The automated document analysis step is a key part of the overall document recognition process. To conduct this step with a high precision, ABBYY FineReader Engine uses many advanced algorithms of artificial intelligence based methods and leverages the ABBYY Document Recognition Technology (ADRT).
During the document analysis step, the document is analyzed in regards to its logical structure – first and last document pages are identified, the formatting elements such as footnotes, headers, footers and table of content are detected.
At the same time, the layout of each individual page is detected and each page is divided into individual objects, such as text blocks, pictures, tables and table cells, barcodes, and separators. Additionally, the document analysis algorithms detect page orientation, identifies double pages, detects vertical text and defines page areas that are not relevant for the OCR process.
As a result, the ABBYY FineReader Engine is able to specify text areas and fields that should be recognized and page areas, such as images or diagrams, that should be kept in their original form.

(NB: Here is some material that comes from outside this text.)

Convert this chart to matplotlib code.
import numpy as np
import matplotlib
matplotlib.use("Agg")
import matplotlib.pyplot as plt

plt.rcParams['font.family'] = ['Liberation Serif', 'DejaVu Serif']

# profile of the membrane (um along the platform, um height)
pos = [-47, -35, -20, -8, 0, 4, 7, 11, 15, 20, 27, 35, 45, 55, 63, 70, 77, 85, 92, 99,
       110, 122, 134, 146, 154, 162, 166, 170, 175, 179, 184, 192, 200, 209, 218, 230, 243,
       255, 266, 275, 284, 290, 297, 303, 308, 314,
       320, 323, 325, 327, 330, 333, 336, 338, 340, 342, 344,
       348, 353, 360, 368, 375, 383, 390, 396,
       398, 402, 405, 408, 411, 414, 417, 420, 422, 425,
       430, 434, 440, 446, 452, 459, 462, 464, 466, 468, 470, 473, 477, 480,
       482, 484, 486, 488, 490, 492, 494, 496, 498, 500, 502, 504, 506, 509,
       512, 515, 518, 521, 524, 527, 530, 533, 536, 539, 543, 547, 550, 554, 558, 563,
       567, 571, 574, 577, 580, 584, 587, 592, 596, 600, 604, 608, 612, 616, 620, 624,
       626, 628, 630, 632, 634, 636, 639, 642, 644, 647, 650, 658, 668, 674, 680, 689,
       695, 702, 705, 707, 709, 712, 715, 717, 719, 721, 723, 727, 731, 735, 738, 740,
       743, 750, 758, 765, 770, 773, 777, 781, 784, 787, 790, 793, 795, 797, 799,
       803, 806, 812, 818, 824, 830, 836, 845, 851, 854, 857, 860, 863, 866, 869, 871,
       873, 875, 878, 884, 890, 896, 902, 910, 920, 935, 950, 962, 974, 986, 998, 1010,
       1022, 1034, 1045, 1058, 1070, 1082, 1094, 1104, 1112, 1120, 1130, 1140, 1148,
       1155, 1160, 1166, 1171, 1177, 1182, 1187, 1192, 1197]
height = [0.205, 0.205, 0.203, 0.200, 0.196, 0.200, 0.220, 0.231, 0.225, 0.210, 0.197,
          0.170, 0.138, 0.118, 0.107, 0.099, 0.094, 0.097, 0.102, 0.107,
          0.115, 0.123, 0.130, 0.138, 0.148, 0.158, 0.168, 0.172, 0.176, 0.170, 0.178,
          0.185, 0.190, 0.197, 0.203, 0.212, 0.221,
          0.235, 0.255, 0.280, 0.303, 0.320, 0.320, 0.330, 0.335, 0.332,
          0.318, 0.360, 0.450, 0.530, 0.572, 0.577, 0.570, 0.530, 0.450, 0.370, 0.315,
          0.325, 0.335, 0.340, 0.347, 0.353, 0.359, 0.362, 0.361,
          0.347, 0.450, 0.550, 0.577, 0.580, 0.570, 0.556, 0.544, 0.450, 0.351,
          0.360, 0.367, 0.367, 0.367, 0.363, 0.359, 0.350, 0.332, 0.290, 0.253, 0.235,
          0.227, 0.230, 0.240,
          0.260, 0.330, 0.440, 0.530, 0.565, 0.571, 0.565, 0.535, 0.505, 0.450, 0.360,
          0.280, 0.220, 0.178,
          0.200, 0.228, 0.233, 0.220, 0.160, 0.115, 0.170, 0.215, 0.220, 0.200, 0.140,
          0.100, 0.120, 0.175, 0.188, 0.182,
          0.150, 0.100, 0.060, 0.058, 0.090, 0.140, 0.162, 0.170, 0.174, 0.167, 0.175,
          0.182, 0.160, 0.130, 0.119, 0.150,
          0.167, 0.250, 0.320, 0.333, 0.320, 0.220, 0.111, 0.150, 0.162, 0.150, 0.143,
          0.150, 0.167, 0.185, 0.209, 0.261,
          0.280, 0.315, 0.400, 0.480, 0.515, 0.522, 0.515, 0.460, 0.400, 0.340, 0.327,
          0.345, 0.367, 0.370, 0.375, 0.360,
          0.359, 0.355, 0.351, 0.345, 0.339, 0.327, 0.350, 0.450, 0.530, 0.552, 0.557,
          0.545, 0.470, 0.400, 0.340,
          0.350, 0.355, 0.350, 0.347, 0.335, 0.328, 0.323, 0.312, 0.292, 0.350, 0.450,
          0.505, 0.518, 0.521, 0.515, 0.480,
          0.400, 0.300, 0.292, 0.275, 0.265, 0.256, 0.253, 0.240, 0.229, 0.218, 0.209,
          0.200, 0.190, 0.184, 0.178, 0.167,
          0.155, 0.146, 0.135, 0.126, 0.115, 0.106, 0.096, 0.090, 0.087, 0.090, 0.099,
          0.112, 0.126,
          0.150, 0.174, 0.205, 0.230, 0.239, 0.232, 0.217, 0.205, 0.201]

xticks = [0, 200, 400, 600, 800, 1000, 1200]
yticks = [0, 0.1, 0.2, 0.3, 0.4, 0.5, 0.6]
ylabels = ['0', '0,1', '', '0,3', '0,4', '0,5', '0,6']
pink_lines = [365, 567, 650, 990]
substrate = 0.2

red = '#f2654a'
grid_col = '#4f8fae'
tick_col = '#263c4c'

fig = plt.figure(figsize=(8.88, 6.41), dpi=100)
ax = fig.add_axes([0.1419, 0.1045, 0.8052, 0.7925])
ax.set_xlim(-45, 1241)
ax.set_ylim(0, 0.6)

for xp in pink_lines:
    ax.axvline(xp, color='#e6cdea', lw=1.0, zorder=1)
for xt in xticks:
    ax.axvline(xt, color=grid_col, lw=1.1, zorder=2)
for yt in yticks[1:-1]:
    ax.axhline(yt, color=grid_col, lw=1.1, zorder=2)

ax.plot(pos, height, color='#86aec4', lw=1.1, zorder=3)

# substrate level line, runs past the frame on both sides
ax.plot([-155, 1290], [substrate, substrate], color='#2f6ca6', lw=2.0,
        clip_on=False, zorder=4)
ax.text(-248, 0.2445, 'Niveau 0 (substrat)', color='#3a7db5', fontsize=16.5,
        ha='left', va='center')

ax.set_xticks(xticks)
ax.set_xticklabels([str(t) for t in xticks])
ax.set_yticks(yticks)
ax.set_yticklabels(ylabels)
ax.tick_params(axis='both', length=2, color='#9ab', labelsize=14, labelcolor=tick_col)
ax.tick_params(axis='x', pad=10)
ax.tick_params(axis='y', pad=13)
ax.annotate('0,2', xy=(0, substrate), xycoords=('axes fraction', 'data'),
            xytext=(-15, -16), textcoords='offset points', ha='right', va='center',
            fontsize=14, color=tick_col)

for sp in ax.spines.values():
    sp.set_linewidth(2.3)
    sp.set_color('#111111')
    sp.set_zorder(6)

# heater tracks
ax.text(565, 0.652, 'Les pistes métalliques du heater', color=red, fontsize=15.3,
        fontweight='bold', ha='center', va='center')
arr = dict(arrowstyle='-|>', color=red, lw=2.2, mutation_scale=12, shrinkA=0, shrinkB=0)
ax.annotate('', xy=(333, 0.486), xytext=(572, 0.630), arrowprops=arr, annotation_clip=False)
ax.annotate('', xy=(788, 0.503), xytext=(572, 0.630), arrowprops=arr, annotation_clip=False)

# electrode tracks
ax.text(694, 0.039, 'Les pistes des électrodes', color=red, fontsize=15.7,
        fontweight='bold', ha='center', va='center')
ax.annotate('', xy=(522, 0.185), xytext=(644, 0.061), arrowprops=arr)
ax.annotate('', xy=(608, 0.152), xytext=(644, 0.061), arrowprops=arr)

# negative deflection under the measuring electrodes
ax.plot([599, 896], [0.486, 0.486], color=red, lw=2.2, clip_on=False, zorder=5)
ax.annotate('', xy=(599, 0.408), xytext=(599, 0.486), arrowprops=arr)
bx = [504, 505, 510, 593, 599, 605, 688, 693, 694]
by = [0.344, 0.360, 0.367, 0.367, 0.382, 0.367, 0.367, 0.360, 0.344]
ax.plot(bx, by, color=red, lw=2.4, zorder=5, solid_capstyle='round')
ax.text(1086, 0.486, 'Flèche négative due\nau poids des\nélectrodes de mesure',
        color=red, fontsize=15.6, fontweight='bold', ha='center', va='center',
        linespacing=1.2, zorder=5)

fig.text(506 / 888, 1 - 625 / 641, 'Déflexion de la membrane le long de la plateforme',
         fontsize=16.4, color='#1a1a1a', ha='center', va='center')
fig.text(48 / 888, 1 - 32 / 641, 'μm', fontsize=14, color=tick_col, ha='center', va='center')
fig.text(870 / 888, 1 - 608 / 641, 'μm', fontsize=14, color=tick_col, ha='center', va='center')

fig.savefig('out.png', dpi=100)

At the same time, it receives information about the logical document structure - including its formatting - which will be used at the end of the OCR process, when, the document will be exactly reconstructed.
It is as well possible to select the recognition area manually, by exactly specifying the field’s coordinates and type of data inside. Manual specification of the recognition areas is frequently used for precise extraction of data in predefined areas – so called Field-Level Recognition.
ABBYY FineReader Engine provides 3 automatic and 1 manual mode of document analysis:
This is a default document analysis type that searches all objects: text blocks, pictures, tables, barcodes and separators. The results of this analysis are used for document structure and layout retrieval if documents are processed for further reuse and the document needs be exactly reconstructed. All pictures and diagrams will be preserved in original form - without recognizing the text inside pictures or logos.
This is a document analysis type for converting semi-structured documents, such as invoices, bills, waybills, business cards, agreements, health claim forms, etc. It accurately locates all text on documents, including characters and numbers — even if this information is located within stamps, pictures, logos or small-text areas.
Unlike the general document analysis, this mode assumes that all printed information on documents is relevant. It ensures that important text information is not by mistake identified as graphic elements – for example, when the text is part of a company logo or a stamp. As a result, maximum information about the text and its coordinates is available for other systems conducting steps such as analysis, field-by-field processing and parsing.
This type of document analysis automatically detects and recognizes all text on documents - including text embedded in pictures, charts, and diagrams. Developers can use this mode to extract exhaustive full-text information that can be used for index building in DMS, CMS, ERP and archiving systems.
The text recognition areas can be set up manually. In this case, the relevant recognition field is directly defined and the automated document analysis is not necessary. During the later recognition step, the recognizer receives information about the coordinates and properties of the requested fields and applies OCR only on the specified zone.